◆ **Stated goal**: Below is some material; set it all down exactly, apart from the pictures.

◆ **Recorded information**:
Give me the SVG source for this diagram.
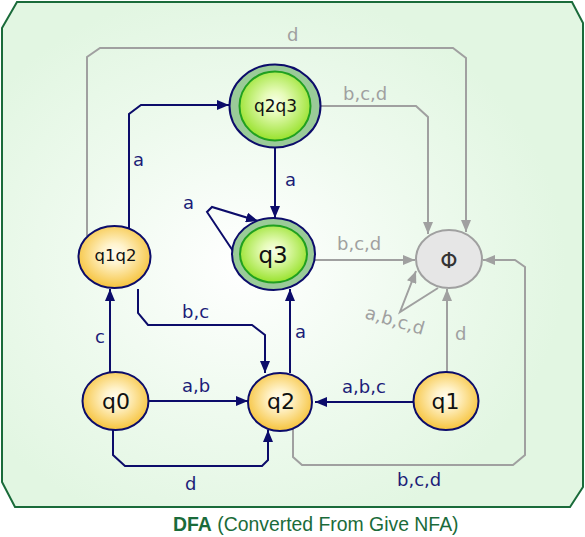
<svg xmlns="http://www.w3.org/2000/svg" width="585" height="537" viewBox="0 0 585 537">
<defs>
<radialGradient id="bg" cx="0.42" cy="0.52" r="0.55">
<stop offset="0" stop-color="#ffffff"/>
<stop offset="0.55" stop-color="#eefaee"/>
<stop offset="1" stop-color="#e2f6e2"/>
</radialGradient>
<radialGradient id="yel" cx="0.5" cy="0.45" r="0.55">
<stop offset="0" stop-color="#fffdf2"/>
<stop offset="0.3" stop-color="#fff3cc"/>
<stop offset="1" stop-color="#f6c33c"/>
</radialGradient>
<radialGradient id="grn" cx="0.5" cy="0.45" r="0.55">
<stop offset="0" stop-color="#f8ffe8"/>
<stop offset="0.3" stop-color="#e6fbb8"/>
<stop offset="1" stop-color="#98e22c"/>
</radialGradient>
<marker id="an" markerUnits="userSpaceOnUse" markerWidth="12" markerHeight="10" refX="12" refY="5" orient="auto">
<path d="M0,0 L12,5 L0,10 z" fill="#0c0c6a"/>
</marker>
<marker id="ag" markerUnits="userSpaceOnUse" markerWidth="12" markerHeight="10" refX="12" refY="5" orient="auto">
<path d="M0,0 L12,5 L0,10 z" fill="#a0a0a0"/>
</marker>
</defs>
<style>
.e{fill:none;stroke:#0c0c6a;stroke-width:2;marker-end:url(#an)}
.g{fill:none;stroke:#a0a0a0;stroke-width:2;marker-end:url(#ag)}
.ln{font-family:"DejaVu Sans",Verdana,sans-serif;font-size:18px;fill:#1c1c78}
.lg{font-family:"DejaVu Sans",Verdana,sans-serif;font-size:18px;fill:#a0a0a0}
.nt{font-family:"DejaVu Sans",Verdana,sans-serif;fill:#111111;text-anchor:middle}
.yn{fill:url(#yel);stroke:#0c0c6a;stroke-width:2}
.ring{fill:#9acb98;stroke:#0c0c6a;stroke-width:2}
.inner{fill:url(#grn);stroke:#20a020;stroke-width:2}
</style>
<polygon points="17,2 572,2 583,23 583,487 570,507 15,507 2,482 2,28" fill="url(#bg)" stroke="#1a6b3a" stroke-width="2"/>

<g id="connectors">
<path class="g" d="M87,236 V57 L100,48 H453 L466,58 V232"/>
<path class="g" d="M320,106 H416 L428,117 V234"/>
<path class="g" d="M315,260 H415"/>
<path class="g" d="M438,288 L400,312 L416,271"/>
<path class="g" d="M447,372 V289"/>
<path class="g" d="M293,429 V457 L302,465 H513 L525,455 V267 L515,260 H483"/>
<path class="e" d="M129,229 V114 L141,105 H229"/>
<path class="e" d="M275,148 V218"/>
<path class="e" d="M233,251 L207,212 L212,207 L258,221"/>
<path class="e" d="M110,372 V289"/>
<path class="e" d="M138,289 V313 L148,325 H252 L265,335 V373"/>
<path class="e" d="M149,401 H248"/>
<path class="e" d="M113,430 V455 L125,466 H262 L268,460 V430"/>
<path class="e" d="M290,373 V289"/>
<path class="e" d="M413,402 H315"/>
<text class="ln" x="133" y="166">a</text>
<text class="ln" x="285" y="186">a</text>
<text class="ln" x="183" y="209">a</text>
<text class="lg" x="287" y="41">d</text>
<text class="lg" x="343" y="100">b,c,d</text>
<text class="lg" x="337" y="250">b,c,d</text>
<text class="lg" transform="translate(364,318) rotate(16)">a,b,c,d</text>
<text class="lg" x="455" y="340">d</text>
<text class="ln" x="397" y="486">b,c,d</text>
<text class="ln" x="95" y="343">c</text>
<text class="ln" x="182" y="318">b,c</text>
<text class="ln" x="182" y="392">a,b</text>
<text class="ln" x="185" y="490">d</text>
<text class="ln" x="295" y="338">a</text>
<text class="ln" x="342" y="393">a,b,c</text>
</g>

<g id="q2q3">
<ellipse class="ring" cx="275" cy="106" rx="45.5" ry="41.5"/>
<ellipse class="inner" cx="275" cy="106" rx="35.5" ry="34.5"/>
<text class="nt" x="275.5" y="112" font-size="17">q2q3</text>
</g>
<g id="q3">
<ellipse class="ring" cx="273.5" cy="254" rx="41.5" ry="36"/>
<ellipse class="inner" cx="273.5" cy="254" rx="33.5" ry="28.5"/>
<text class="nt" x="273" y="263" font-size="23">q3</text>
</g>
<g id="q1q2">
<ellipse class="yn" cx="114.5" cy="257" rx="36" ry="31"/>
<text class="nt" x="115.5" y="261" font-size="16.5">q1q2</text>
</g>
<g id="q0">
<ellipse class="yn" cx="115.5" cy="401" rx="33" ry="29"/>
<text class="nt" x="116" y="408.5" font-size="22">q0</text>
</g>
<g id="q2">
<ellipse class="yn" cx="280" cy="402" rx="32" ry="29"/>
<text class="nt" x="281" y="409" font-size="22">q2</text>
</g>
<g id="q1">
<ellipse class="yn" cx="446" cy="401" rx="32.5" ry="29"/>
<text class="nt" x="445.5" y="408.5" font-size="22">q1</text>
</g>
<g id="phi">
<ellipse cx="449" cy="259" rx="33" ry="29" fill="#e6e6e6" stroke="#a0a0a0" stroke-width="2"/>
<text class="nt" x="449" y="268" font-size="22" style="fill:#333333">Φ</text>
</g>

<text x="173" y="531" font-family="'Liberation Sans',Arial,sans-serif" font-size="19.4" fill="#1a6b3a"><tspan font-weight="bold">DFA</tspan> (Converted From Give NFA)</text>
</svg>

◆ **Full answer**:
Give me the SVG source for this diagram.
<svg xmlns="http://www.w3.org/2000/svg" width="585" height="537" viewBox="0 0 585 537">
<defs>
<radialGradient id="bg" cx="0.42" cy="0.52" r="0.55">
<stop offset="0" stop-color="#ffffff"/>
<stop offset="0.55" stop-color="#eefaee"/>
<stop offset="1" stop-color="#e2f6e2"/>
</radialGradient>
<radialGradient id="yel" cx="0.5" cy="0.45" r="0.55">
<stop offset="0" stop-color="#fffdf2"/>
<stop offset="0.3" stop-color="#fff3cc"/>
<stop offset="1" stop-color="#f6c33c"/>
</radialGradient>
<radialGradient id="grn" cx="0.5" cy="0.45" r="0.55">
<stop offset="0" stop-color="#f8ffe8"/>
<stop offset="0.3" stop-color="#e6fbb8"/>
<stop offset="1" stop-color="#98e22c"/>
</radialGradient>
<marker id="an" markerUnits="userSpaceOnUse" markerWidth="12" markerHeight="10" refX="12" refY="5" orient="auto">
<path d="M0,0 L12,5 L0,10 z" fill="#0c0c6a"/>
</marker>
<marker id="ag" markerUnits="userSpaceOnUse" markerWidth="12" markerHeight="10" refX="12" refY="5" orient="auto">
<path d="M0,0 L12,5 L0,10 z" fill="#a0a0a0"/>
</marker>
</defs>
<style>
.e{fill:none;stroke:#0c0c6a;stroke-width:2;marker-end:url(#an)}
.g{fill:none;stroke:#a0a0a0;stroke-width:2;marker-end:url(#ag)}
.ln{font-family:"DejaVu Sans",Verdana,sans-serif;font-size:18px;fill:#1c1c78}
.lg{font-family:"DejaVu Sans",Verdana,sans-serif;font-size:18px;fill:#a0a0a0}
.nt{font-family:"DejaVu Sans",Verdana,sans-serif;fill:#111111;text-anchor:middle}
.yn{fill:url(#yel);stroke:#0c0c6a;stroke-width:2}
.ring{fill:#9acb98;stroke:#0c0c6a;stroke-width:2}
.inner{fill:url(#grn);stroke:#20a020;stroke-width:2}
</style>
<polygon points="17,2 572,2 583,23 583,487 570,507 15,507 2,482 2,28" fill="url(#bg)" stroke="#1a6b3a" stroke-width="2"/>

<g id="connectors">
<path class="g" d="M87,236 V57 L100,48 H453 L466,58 V232"/>
<path class="g" d="M320,106 H416 L428,117 V234"/>
<path class="g" d="M315,260 H415"/>
<path class="g" d="M438,288 L400,312 L416,271"/>
<path class="g" d="M447,372 V289"/>
<path class="g" d="M293,429 V457 L302,465 H513 L525,455 V267 L515,260 H483"/>
<path class="e" d="M129,229 V114 L141,105 H229"/>
<path class="e" d="M275,148 V218"/>
<path class="e" d="M233,251 L207,212 L212,207 L258,221"/>
<path class="e" d="M110,372 V289"/>
<path class="e" d="M138,289 V313 L148,325 H252 L265,335 V373"/>
<path class="e" d="M149,401 H248"/>
<path class="e" d="M113,430 V455 L125,466 H262 L268,460 V430"/>
<path class="e" d="M290,373 V289"/>
<path class="e" d="M413,402 H315"/>
<text class="ln" x="133" y="166">a</text>
<text class="ln" x="285" y="186">a</text>
<text class="ln" x="183" y="209">a</text>
<text class="lg" x="287" y="41">d</text>
<text class="lg" x="343" y="100">b,c,d</text>
<text class="lg" x="337" y="250">b,c,d</text>
<text class="lg" transform="translate(364,318) rotate(16)">a,b,c,d</text>
<text class="lg" x="455" y="340">d</text>
<text class="ln" x="397" y="486">b,c,d</text>
<text class="ln" x="95" y="343">c</text>
<text class="ln" x="182" y="318">b,c</text>
<text class="ln" x="182" y="392">a,b</text>
<text class="ln" x="185" y="490">d</text>
<text class="ln" x="295" y="338">a</text>
<text class="ln" x="342" y="393">a,b,c</text>
</g>

<g id="q2q3">
<ellipse class="ring" cx="275" cy="106" rx="45.5" ry="41.5"/>
<ellipse class="inner" cx="275" cy="106" rx="35.5" ry="34.5"/>
<text class="nt" x="275.5" y="112" font-size="17">q2q3</text>
</g>
<g id="q3">
<ellipse class="ring" cx="273.5" cy="254" rx="41.5" ry="36"/>
<ellipse class="inner" cx="273.5" cy="254" rx="33.5" ry="28.5"/>
<text class="nt" x="273" y="263" font-size="23">q3</text>
</g>
<g id="q1q2">
<ellipse class="yn" cx="114.5" cy="257" rx="36" ry="31"/>
<text class="nt" x="115.5" y="261" font-size="16.5">q1q2</text>
</g>
<g id="q0">
<ellipse class="yn" cx="115.5" cy="401" rx="33" ry="29"/>
<text class="nt" x="116" y="408.5" font-size="22">q0</text>
</g>
<g id="q2">
<ellipse class="yn" cx="280" cy="402" rx="32" ry="29"/>
<text class="nt" x="281" y="409" font-size="22">q2</text>
</g>
<g id="q1">
<ellipse class="yn" cx="446" cy="401" rx="32.5" ry="29"/>
<text class="nt" x="445.5" y="408.5" font-size="22">q1</text>
</g>
<g id="phi">
<ellipse cx="449" cy="259" rx="33" ry="29" fill="#e6e6e6" stroke="#a0a0a0" stroke-width="2"/>
<text class="nt" x="449" y="268" font-size="22" style="fill:#333333">Φ</text>
</g>

<text x="173" y="531" font-family="'Liberation Sans',Arial,sans-serif" font-size="19.4" fill="#1a6b3a"><tspan font-weight="bold">DFA</tspan> (Converted From Give NFA)</text>
</svg>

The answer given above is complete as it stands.